Exercise objective: Set down the material below word for word, excluding the pictures.

= = = =

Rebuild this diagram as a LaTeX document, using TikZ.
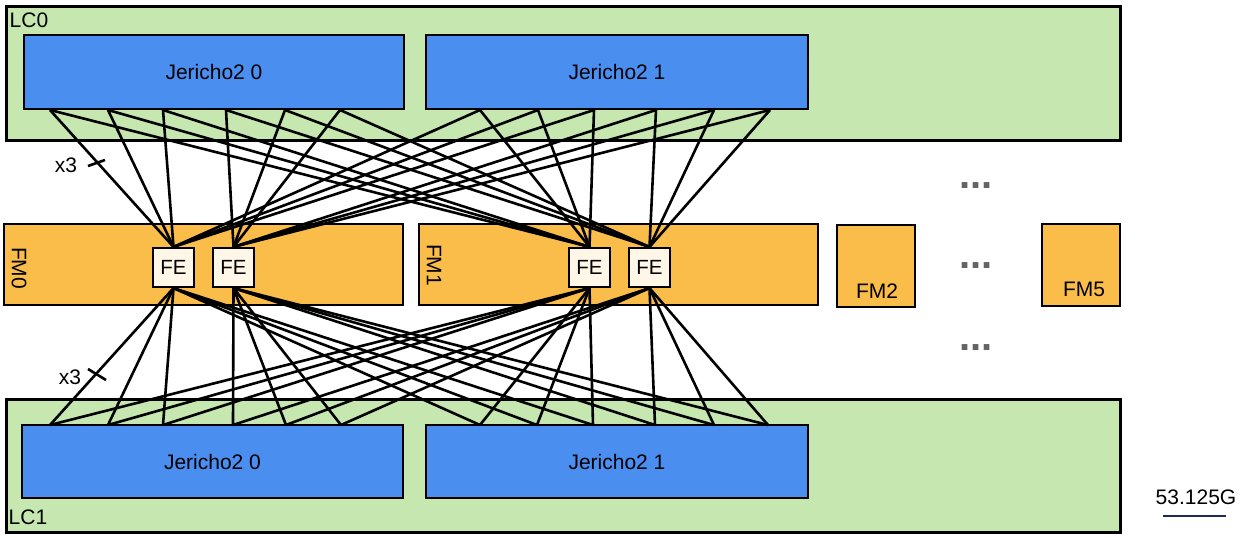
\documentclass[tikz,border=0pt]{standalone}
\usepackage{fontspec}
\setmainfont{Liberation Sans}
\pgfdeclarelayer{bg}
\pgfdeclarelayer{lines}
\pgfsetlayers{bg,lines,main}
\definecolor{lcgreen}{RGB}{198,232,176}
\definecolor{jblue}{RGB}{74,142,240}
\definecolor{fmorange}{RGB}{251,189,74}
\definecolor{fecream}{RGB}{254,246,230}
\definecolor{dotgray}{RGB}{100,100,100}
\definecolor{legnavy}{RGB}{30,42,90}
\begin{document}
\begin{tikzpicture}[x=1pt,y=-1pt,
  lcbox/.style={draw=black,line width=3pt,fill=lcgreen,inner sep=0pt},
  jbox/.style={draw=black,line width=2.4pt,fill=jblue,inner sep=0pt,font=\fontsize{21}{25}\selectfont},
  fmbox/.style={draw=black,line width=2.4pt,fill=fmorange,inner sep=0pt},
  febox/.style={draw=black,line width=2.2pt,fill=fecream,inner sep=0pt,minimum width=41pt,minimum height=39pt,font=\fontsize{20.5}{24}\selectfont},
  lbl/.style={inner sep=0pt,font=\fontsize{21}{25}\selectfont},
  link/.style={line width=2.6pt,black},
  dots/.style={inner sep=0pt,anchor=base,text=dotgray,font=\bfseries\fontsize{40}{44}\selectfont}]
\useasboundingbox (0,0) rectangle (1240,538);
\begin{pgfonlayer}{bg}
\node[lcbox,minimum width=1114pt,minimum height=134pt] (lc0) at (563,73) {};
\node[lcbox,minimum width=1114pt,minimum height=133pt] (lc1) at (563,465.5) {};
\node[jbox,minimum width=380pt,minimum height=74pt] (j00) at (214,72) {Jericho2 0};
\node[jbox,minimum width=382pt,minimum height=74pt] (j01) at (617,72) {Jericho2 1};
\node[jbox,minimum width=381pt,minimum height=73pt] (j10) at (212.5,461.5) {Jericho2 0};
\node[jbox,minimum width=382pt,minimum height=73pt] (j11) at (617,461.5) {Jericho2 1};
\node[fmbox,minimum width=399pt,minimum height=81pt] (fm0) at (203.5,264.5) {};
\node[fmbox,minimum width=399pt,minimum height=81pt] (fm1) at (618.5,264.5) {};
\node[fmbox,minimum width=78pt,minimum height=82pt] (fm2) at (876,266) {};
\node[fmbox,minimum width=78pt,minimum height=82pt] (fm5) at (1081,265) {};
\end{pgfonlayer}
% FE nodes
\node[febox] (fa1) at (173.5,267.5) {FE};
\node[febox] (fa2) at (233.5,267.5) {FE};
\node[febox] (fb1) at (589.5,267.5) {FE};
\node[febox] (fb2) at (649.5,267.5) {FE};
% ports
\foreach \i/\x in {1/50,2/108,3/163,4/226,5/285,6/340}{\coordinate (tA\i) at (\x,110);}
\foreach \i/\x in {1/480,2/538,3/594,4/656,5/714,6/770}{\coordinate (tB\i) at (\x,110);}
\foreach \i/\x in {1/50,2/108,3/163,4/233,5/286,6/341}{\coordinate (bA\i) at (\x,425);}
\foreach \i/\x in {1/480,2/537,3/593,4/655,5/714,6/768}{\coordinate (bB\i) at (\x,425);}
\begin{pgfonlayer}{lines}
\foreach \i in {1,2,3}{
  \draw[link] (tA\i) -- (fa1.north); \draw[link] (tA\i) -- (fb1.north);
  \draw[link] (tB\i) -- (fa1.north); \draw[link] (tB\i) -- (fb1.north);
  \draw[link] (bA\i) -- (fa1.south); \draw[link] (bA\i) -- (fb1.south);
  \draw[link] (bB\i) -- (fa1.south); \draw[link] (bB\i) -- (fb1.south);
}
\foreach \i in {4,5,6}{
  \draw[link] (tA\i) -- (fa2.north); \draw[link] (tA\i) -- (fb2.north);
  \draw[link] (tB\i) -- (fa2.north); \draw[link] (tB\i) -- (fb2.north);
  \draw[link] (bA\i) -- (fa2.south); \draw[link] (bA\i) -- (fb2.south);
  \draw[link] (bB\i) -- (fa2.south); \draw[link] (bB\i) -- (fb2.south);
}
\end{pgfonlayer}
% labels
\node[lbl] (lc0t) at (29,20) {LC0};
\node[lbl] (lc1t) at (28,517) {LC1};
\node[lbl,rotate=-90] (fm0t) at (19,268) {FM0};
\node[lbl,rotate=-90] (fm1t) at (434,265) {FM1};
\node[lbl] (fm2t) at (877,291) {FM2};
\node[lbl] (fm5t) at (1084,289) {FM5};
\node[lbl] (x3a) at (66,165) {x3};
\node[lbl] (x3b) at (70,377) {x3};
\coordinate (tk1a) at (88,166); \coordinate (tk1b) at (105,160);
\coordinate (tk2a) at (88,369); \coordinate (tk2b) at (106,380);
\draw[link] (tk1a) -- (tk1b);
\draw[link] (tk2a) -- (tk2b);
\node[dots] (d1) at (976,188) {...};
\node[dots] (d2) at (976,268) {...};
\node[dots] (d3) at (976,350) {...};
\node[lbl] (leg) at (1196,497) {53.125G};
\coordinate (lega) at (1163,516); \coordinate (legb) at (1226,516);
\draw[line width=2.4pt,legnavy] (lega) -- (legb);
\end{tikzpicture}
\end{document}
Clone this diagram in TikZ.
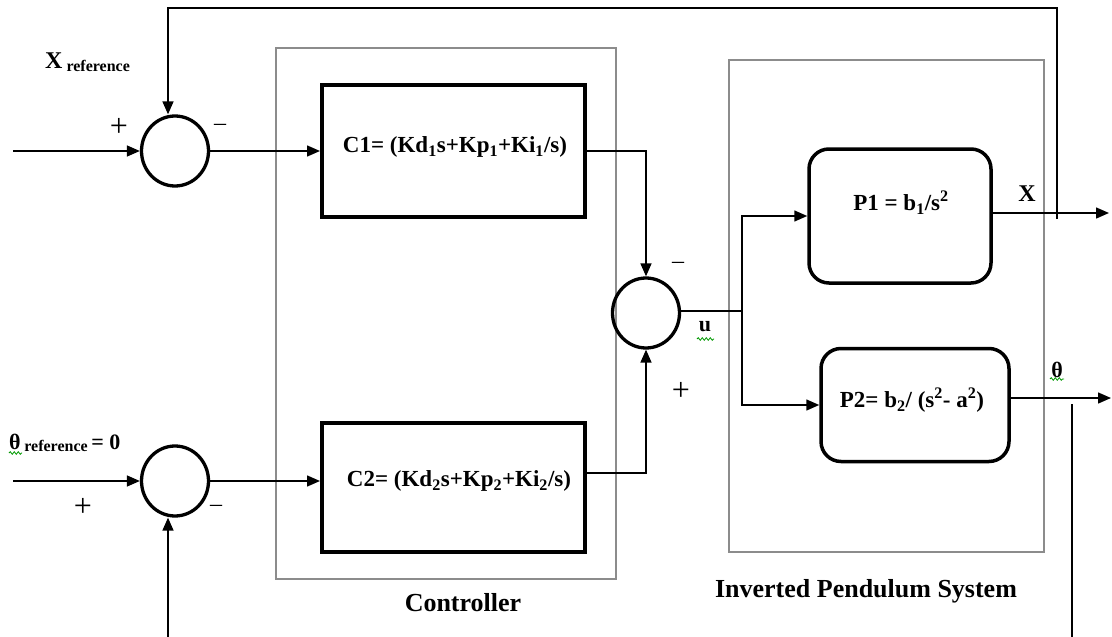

= = = =

Final result:
Rebuild this diagram as a LaTeX document, using TikZ.
\documentclass[tikz,border=0pt]{standalone}
\usepackage{fontspec}
\setmainfont{Liberation Sans}
\pgfdeclarelayer{bg}
\pgfdeclarelayer{lines}
\pgfsetlayers{bg,lines,main}
\definecolor{lcgreen}{RGB}{198,232,176}
\definecolor{jblue}{RGB}{74,142,240}
\definecolor{fmorange}{RGB}{251,189,74}
\definecolor{fecream}{RGB}{254,246,230}
\definecolor{dotgray}{RGB}{100,100,100}
\definecolor{legnavy}{RGB}{30,42,90}
\begin{document}
\begin{tikzpicture}[x=1pt,y=-1pt,
  lcbox/.style={draw=black,line width=3pt,fill=lcgreen,inner sep=0pt},
  jbox/.style={draw=black,line width=2.4pt,fill=jblue,inner sep=0pt,font=\fontsize{21}{25}\selectfont},
  fmbox/.style={draw=black,line width=2.4pt,fill=fmorange,inner sep=0pt},
  febox/.style={draw=black,line width=2.2pt,fill=fecream,inner sep=0pt,minimum width=41pt,minimum height=39pt,font=\fontsize{20.5}{24}\selectfont},
  lbl/.style={inner sep=0pt,font=\fontsize{21}{25}\selectfont},
  link/.style={line width=2.6pt,black},
  dots/.style={inner sep=0pt,anchor=base,text=dotgray,font=\bfseries\fontsize{40}{44}\selectfont}]
\useasboundingbox (0,0) rectangle (1240,538);
\begin{pgfonlayer}{bg}
\node[lcbox,minimum width=1114pt,minimum height=134pt] (lc0) at (563,73) {};
\node[lcbox,minimum width=1114pt,minimum height=133pt] (lc1) at (563,465.5) {};
\node[jbox,minimum width=380pt,minimum height=74pt] (j00) at (214,72) {Jericho2 0};
\node[jbox,minimum width=382pt,minimum height=74pt] (j01) at (617,72) {Jericho2 1};
\node[jbox,minimum width=381pt,minimum height=73pt] (j10) at (212.5,461.5) {Jericho2 0};
\node[jbox,minimum width=382pt,minimum height=73pt] (j11) at (617,461.5) {Jericho2 1};
\node[fmbox,minimum width=399pt,minimum height=81pt] (fm0) at (203.5,264.5) {};
\node[fmbox,minimum width=399pt,minimum height=81pt] (fm1) at (618.5,264.5) {};
\node[fmbox,minimum width=78pt,minimum height=82pt] (fm2) at (876,266) {};
\node[fmbox,minimum width=78pt,minimum height=82pt] (fm5) at (1081,265) {};
\end{pgfonlayer}
% FE nodes
\node[febox] (fa1) at (173.5,267.5) {FE};
\node[febox] (fa2) at (233.5,267.5) {FE};
\node[febox] (fb1) at (589.5,267.5) {FE};
\node[febox] (fb2) at (649.5,267.5) {FE};
% ports
\foreach \i/\x in {1/50,2/108,3/163,4/226,5/285,6/340}{\coordinate (tA\i) at (\x,110);}
\foreach \i/\x in {1/480,2/538,3/594,4/656,5/714,6/770}{\coordinate (tB\i) at (\x,110);}
\foreach \i/\x in {1/50,2/108,3/163,4/233,5/286,6/341}{\coordinate (bA\i) at (\x,425);}
\foreach \i/\x in {1/480,2/537,3/593,4/655,5/714,6/768}{\coordinate (bB\i) at (\x,425);}
\begin{pgfonlayer}{lines}
\foreach \i in {1,2,3}{
  \draw[link] (tA\i) -- (fa1.north); \draw[link] (tA\i) -- (fb1.north);
  \draw[link] (tB\i) -- (fa1.north); \draw[link] (tB\i) -- (fb1.north);
  \draw[link] (bA\i) -- (fa1.south); \draw[link] (bA\i) -- (fb1.south);
  \draw[link] (bB\i) -- (fa1.south); \draw[link] (bB\i) -- (fb1.south);
}
\foreach \i in {4,5,6}{
  \draw[link] (tA\i) -- (fa2.north); \draw[link] (tA\i) -- (fb2.north);
  \draw[link] (tB\i) -- (fa2.north); \draw[link] (tB\i) -- (fb2.north);
  \draw[link] (bA\i) -- (fa2.south); \draw[link] (bA\i) -- (fb2.south);
  \draw[link] (bB\i) -- (fa2.south); \draw[link] (bB\i) -- (fb2.south);
}
\end{pgfonlayer}
% labels
\node[lbl] (lc0t) at (29,20) {LC0};
\node[lbl] (lc1t) at (28,517) {LC1};
\node[lbl,rotate=-90] (fm0t) at (19,268) {FM0};
\node[lbl,rotate=-90] (fm1t) at (434,265) {FM1};
\node[lbl] (fm2t) at (877,291) {FM2};
\node[lbl] (fm5t) at (1084,289) {FM5};
\node[lbl] (x3a) at (66,165) {x3};
\node[lbl] (x3b) at (70,377) {x3};
\coordinate (tk1a) at (88,166); \coordinate (tk1b) at (105,160);
\coordinate (tk2a) at (88,369); \coordinate (tk2b) at (106,380);
\draw[link] (tk1a) -- (tk1b);
\draw[link] (tk2a) -- (tk2b);
\node[dots] (d1) at (976,188) {...};
\node[dots] (d2) at (976,268) {...};
\node[dots] (d3) at (976,350) {...};
\node[lbl] (leg) at (1196,497) {53.125G};
\coordinate (lega) at (1163,516); \coordinate (legb) at (1226,516);
\draw[line width=2.4pt,legnavy] (lega) -- (legb);
\end{tikzpicture}
\end{document}
Clone this diagram in TikZ.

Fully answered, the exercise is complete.